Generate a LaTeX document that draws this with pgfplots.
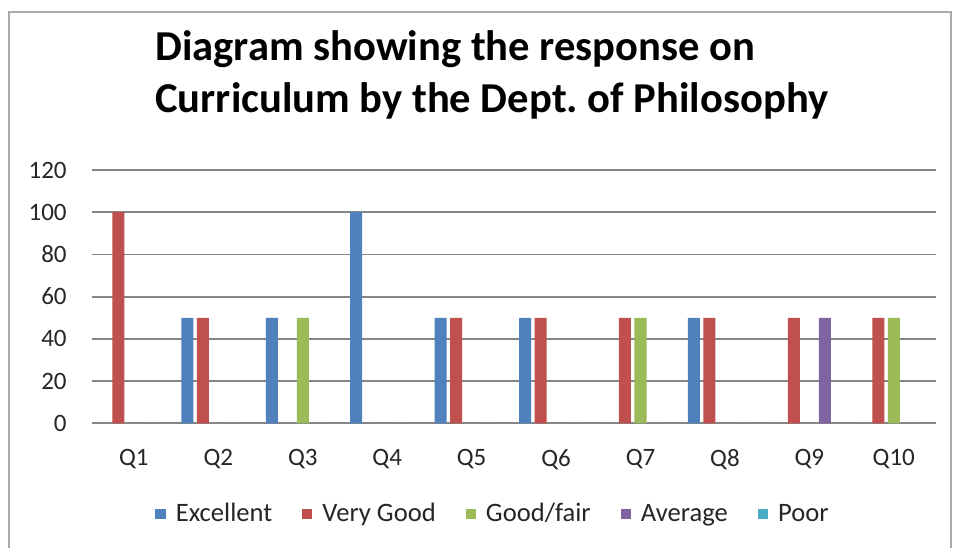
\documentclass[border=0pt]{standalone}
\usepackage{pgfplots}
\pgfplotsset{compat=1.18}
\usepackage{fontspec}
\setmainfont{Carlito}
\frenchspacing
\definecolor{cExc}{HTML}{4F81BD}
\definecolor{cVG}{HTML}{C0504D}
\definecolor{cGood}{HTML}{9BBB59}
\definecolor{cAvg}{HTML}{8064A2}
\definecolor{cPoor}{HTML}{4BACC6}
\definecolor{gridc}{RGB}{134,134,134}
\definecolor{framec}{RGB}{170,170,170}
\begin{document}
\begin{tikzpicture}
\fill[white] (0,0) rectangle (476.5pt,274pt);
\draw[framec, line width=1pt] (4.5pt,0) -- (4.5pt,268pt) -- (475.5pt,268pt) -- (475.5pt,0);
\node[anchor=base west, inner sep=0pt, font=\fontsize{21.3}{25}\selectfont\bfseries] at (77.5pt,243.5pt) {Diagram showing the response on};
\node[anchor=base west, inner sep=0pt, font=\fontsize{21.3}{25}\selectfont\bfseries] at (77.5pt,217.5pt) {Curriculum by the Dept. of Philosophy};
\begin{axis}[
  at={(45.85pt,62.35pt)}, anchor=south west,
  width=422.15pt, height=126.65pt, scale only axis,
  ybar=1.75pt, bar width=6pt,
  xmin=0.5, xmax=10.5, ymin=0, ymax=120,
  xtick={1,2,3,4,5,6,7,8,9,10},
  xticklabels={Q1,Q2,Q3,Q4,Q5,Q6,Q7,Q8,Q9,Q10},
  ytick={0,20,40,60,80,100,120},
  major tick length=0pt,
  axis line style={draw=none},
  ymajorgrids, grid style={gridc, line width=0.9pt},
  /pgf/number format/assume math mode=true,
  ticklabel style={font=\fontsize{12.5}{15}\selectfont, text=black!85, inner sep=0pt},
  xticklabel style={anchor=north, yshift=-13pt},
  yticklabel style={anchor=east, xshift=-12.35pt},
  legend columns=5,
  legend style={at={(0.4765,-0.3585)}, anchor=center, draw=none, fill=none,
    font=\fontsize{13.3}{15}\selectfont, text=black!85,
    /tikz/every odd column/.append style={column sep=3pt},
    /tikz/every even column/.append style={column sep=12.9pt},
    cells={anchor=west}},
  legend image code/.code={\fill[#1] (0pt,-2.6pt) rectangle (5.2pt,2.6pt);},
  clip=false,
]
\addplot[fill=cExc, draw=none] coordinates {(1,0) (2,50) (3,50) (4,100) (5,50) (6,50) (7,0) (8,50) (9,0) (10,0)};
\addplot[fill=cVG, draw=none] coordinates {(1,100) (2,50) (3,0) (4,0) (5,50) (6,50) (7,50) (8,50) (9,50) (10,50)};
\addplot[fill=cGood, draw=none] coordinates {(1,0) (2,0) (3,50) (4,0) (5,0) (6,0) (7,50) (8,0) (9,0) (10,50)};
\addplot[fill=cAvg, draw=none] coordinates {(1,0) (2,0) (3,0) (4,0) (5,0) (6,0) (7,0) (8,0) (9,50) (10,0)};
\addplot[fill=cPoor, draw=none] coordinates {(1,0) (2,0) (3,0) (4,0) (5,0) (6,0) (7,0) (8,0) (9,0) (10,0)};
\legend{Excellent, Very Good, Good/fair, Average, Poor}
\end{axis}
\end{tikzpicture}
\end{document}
__________
### Goal of the exercise
Your task is an exact transcription of all the data, minus the pictures.

### Complete answer
Generate a LaTeX document that draws this with pgfplots.
\documentclass[border=0pt]{standalone}
\usepackage{pgfplots}
\pgfplotsset{compat=1.18}
\usepackage{fontspec}
\setmainfont{Carlito}
\frenchspacing
\definecolor{cExc}{HTML}{4F81BD}
\definecolor{cVG}{HTML}{C0504D}
\definecolor{cGood}{HTML}{9BBB59}
\definecolor{cAvg}{HTML}{8064A2}
\definecolor{cPoor}{HTML}{4BACC6}
\definecolor{gridc}{RGB}{134,134,134}
\definecolor{framec}{RGB}{170,170,170}
\begin{document}
\begin{tikzpicture}
\fill[white] (0,0) rectangle (476.5pt,274pt);
\draw[framec, line width=1pt] (4.5pt,0) -- (4.5pt,268pt) -- (475.5pt,268pt) -- (475.5pt,0);
\node[anchor=base west, inner sep=0pt, font=\fontsize{21.3}{25}\selectfont\bfseries] at (77.5pt,243.5pt) {Diagram showing the response on};
\node[anchor=base west, inner sep=0pt, font=\fontsize{21.3}{25}\selectfont\bfseries] at (77.5pt,217.5pt) {Curriculum by the Dept. of Philosophy};
\begin{axis}[
  at={(45.85pt,62.35pt)}, anchor=south west,
  width=422.15pt, height=126.65pt, scale only axis,
  ybar=1.75pt, bar width=6pt,
  xmin=0.5, xmax=10.5, ymin=0, ymax=120,
  xtick={1,2,3,4,5,6,7,8,9,10},
  xticklabels={Q1,Q2,Q3,Q4,Q5,Q6,Q7,Q8,Q9,Q10},
  ytick={0,20,40,60,80,100,120},
  major tick length=0pt,
  axis line style={draw=none},
  ymajorgrids, grid style={gridc, line width=0.9pt},
  /pgf/number format/assume math mode=true,
  ticklabel style={font=\fontsize{12.5}{15}\selectfont, text=black!85, inner sep=0pt},
  xticklabel style={anchor=north, yshift=-13pt},
  yticklabel style={anchor=east, xshift=-12.35pt},
  legend columns=5,
  legend style={at={(0.4765,-0.3585)}, anchor=center, draw=none, fill=none,
    font=\fontsize{13.3}{15}\selectfont, text=black!85,
    /tikz/every odd column/.append style={column sep=3pt},
    /tikz/every even column/.append style={column sep=12.9pt},
    cells={anchor=west}},
  legend image code/.code={\fill[#1] (0pt,-2.6pt) rectangle (5.2pt,2.6pt);},
  clip=false,
]
\addplot[fill=cExc, draw=none] coordinates {(1,0) (2,50) (3,50) (4,100) (5,50) (6,50) (7,0) (8,50) (9,0) (10,0)};
\addplot[fill=cVG, draw=none] coordinates {(1,100) (2,50) (3,0) (4,0) (5,50) (6,50) (7,50) (8,50) (9,50) (10,50)};
\addplot[fill=cGood, draw=none] coordinates {(1,0) (2,0) (3,50) (4,0) (5,0) (6,0) (7,50) (8,0) (9,0) (10,50)};
\addplot[fill=cAvg, draw=none] coordinates {(1,0) (2,0) (3,0) (4,0) (5,0) (6,0) (7,0) (8,0) (9,50) (10,0)};
\addplot[fill=cPoor, draw=none] coordinates {(1,0) (2,0) (3,0) (4,0) (5,0) (6,0) (7,0) (8,0) (9,0) (10,0)};
\legend{Excellent, Very Good, Good/fair, Average, Poor}
\end{axis}
\end{tikzpicture}
\end{document}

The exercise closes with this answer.